UPDATE 28-1-2013: BBC Radio 2 ‘Chris Huhne has this morning failed to overturn the court proceedings against him. And is now due to face trial’.
In other news; Its a beautiful day!
January 14th, 2013
The Crown Court
Daily List for Monday 14 January 2013 at English Grounds, off Battlebridge Lane
T20127076 HUHNE Christopher
Order made under Contempt of Court Act 1981
From Guido Fawkes blog:
graham smith says:
January 14, 2013 at 11:32 am
Contempt of court is a court order which in the context of a court trial or hearing, declares a person or organization to have disobeyed or been disrespectful of the court’s authority. Often referred to simply as “contempt,” such as a person “held in contempt,” it is the judge’s strongest power to impose sanctions for acts which disrupt the court’s normal process.

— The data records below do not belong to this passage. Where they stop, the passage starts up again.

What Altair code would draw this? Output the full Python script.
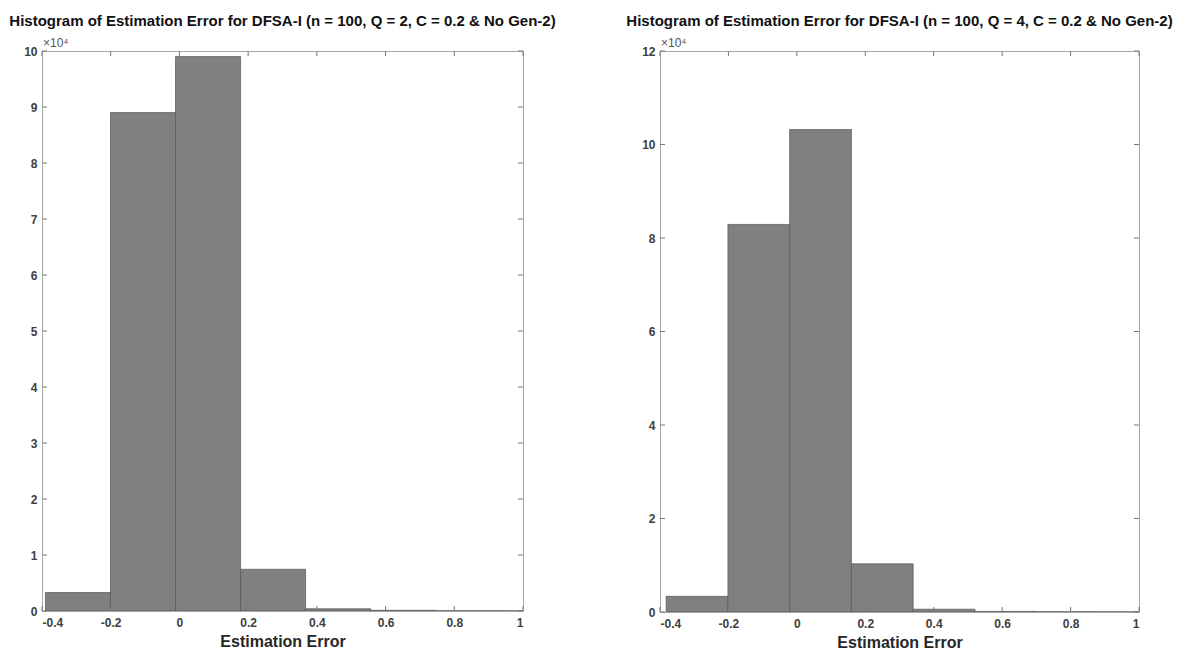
import altair as alt
import pandas as pd

# ---- data (counts, in units of 10^4) ----
x_ticks = [-0.4, -0.2, 0, 0.2, 0.4, 0.6, 0.8, 1]

q2_edges = [-0.390, -0.2007, -0.0114, 0.1779, 0.3672, 0.5565, 0.7458, 0.9351, 1.1244]
q2_counts_e4 = [0.33, 8.90, 9.90, 0.745, 0.04, 0.012, 0.006, 0.003]
q2_yticks = [0, 1, 2, 3, 4, 5, 6, 7, 8, 9, 10]
q2_ymax = 10
q2_title = "Histogram of Estimation Error for DFSA-I (n = 100, Q = 2, C = 0.2 & No Gen-2)"

q4_edges = [-0.382, -0.2015, -0.021, 0.1595, 0.340, 0.5205, 0.701, 0.8815, 1.062]
q4_counts_e4 = [0.335, 8.29, 10.32, 1.03, 0.06, 0.012, 0.005, 0.003]
q4_yticks = [0, 2, 4, 6, 8, 10, 12]
q4_ymax = 12
q4_title = "Histogram of Estimation Error for DFSA-I (n = 100, Q = 4, C = 0.2 & No Gen-2)"

FONT = "Liberation Sans, Arial, sans-serif"
BAR = "#808080"
EDGE = "#555555"
BOX = "#a6a6a6"
TXT = "#404040"
TICK = 5


def panel(edges, counts_e4, yticks, ymax, title, width, height):
    df = pd.DataFrame({
        "lo": edges[:-1],
        "hi": edges[1:],
        "count": [c * 10000 for c in counts_e4],
    })
    xscale = alt.Scale(domain=[-0.4, 1], nice=False, zero=False)
    yscale = alt.Scale(domain=[0, ymax * 10000], nice=False)
    ytick_vals = [v * 10000 for v in yticks]

    bars = alt.Chart(df).mark_rect(
        color=BAR, stroke=EDGE, strokeWidth=0.7, clip=True
    ).encode(
        x=alt.X("lo:Q", scale=xscale,
                axis=alt.Axis(values=x_ticks, labelExpr="'' + datum.value",
                              title="Estimation Error", titleFont=FONT,
                              titleFontSize=16, titleFontWeight="bold",
                              titleColor="#262626", titlePadding=5,
                              labelFont=FONT, labelFontSize=12,
                              labelFontWeight="bold", labelColor=TXT,
                              labelPadding=6, tickSize=0, domain=False,
                              grid=False)),
        x2="hi:Q",
        y=alt.Y("count:Q", scale=yscale,
                axis=alt.Axis(values=ytick_vals,
                              labelExpr="'' + (datum.value / 10000)",
                              title=None, labelFont=FONT, labelFontSize=12,
                              labelFontWeight="bold", labelColor=TXT,
                              labelPadding=5, tickSize=0, domain=False,
                              grid=False)),
        y2=alt.datum(0),
    )

    xt = pd.DataFrame({"t": x_ticks})
    yt = pd.DataFrame({"t": ytick_vals})
    bottom_ticks = alt.Chart(xt).mark_rule(color="#777777", strokeWidth=1).encode(
        x=alt.X("t:Q", scale=xscale), y=alt.value(height), y2=alt.value(height - TICK))
    top_ticks = alt.Chart(xt).mark_rule(color="#777777", strokeWidth=1).encode(
        x=alt.X("t:Q", scale=xscale), y=alt.value(0), y2=alt.value(TICK))
    left_ticks = alt.Chart(yt).mark_rule(color="#777777", strokeWidth=1).encode(
        y=alt.Y("t:Q", scale=yscale), x=alt.value(0), x2=alt.value(TICK))
    right_ticks = alt.Chart(yt).mark_rule(color="#777777", strokeWidth=1).encode(
        y=alt.Y("t:Q", scale=yscale), x=alt.value(width), x2=alt.value(width - TICK))

    exp_label = alt.Chart(pd.DataFrame({"s": ["×10⁴"]})).mark_text(
        align="left", baseline="bottom", font=FONT, fontSize=12, color="#555555"
    ).encode(x=alt.value(1), y=alt.value(-1), text="s:N")

    return alt.layer(bars, bottom_ticks, top_ticks, left_ticks, right_ticks,
                     exp_label).properties(
        width=width, height=height,
        title=alt.TitleParams(title, font=FONT, fontSize=15, fontWeight="bold",
                              color="#111111", anchor="middle", offset=8),
    )


left = panel(q2_edges, q2_counts_e4, q2_yticks, q2_ymax, q2_title, 481, 560)
right = panel(q4_edges, q4_counts_e4, q4_yticks, q4_ymax, q4_title, 479, 561)

chart = alt.hconcat(left, right, spacing=137, bounds="flush").configure_view(
    stroke=BOX, strokeWidth=1
).properties(padding={"left": 0, "top": 5, "right": 0, "bottom": 0},
             background="white")

chart.save("out.html", embed_options={"renderer": "svg", "actions": False})
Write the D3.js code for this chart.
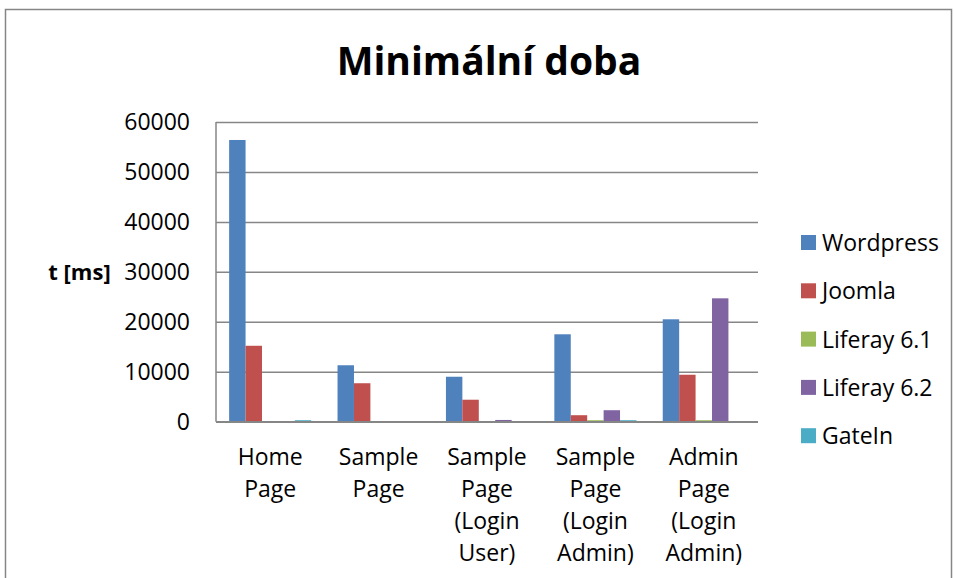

A finding of contempt of court may result from a failure to obey a lawful order of a court, showing disrespect for the judge, disruption of the proceedings through poor behaviour, or publication of material deemed likely to jeopardize a fair trial. A judge may impose sanctions such as a fine or jail for someone found guilty of contempt of court. Judges in common law systems usually have more extensive power to declare someone in contempt than judges in civil law systems. The client or person must be proven to be guilty before he/she will be punished.
Grimy Miner says:
January 14, 2013 at 10:28 am
When any case comes before the Crown Court the first (meaningful) hearing is known as the Pleas and Case Management Hearing. If a defendant pleads ‘guilty’ then the matter will proceed to a sentence hearing. If ‘not guilty’ then a trial will need to be held and therefore various ‘directions’ are given by the judge for both sides to complete any necessary work before the trial date, which can often be set at this time. The aim of these hearings is to try and eliminate the need for any further court hearings before the trial is heard – however, things don’t always go to plan….
In both cases the use of a ‘mention hearing’ can be to deal with all manner of things which could include (though not an exhaustive list) any outstanding issues of prosecution evidence disclosure, unexpected witness availablity difficulties, having to change a trial date and/or venue, preliminary arguments over issues of law or admissibility of evidence (if before the nominated trial judge): either the court, prosecution or defence can ask for a case to be listed ‘for mention’ if matters cannot be resolved administratively and a judge is needed to make decisions in relation to a forthcoming trial.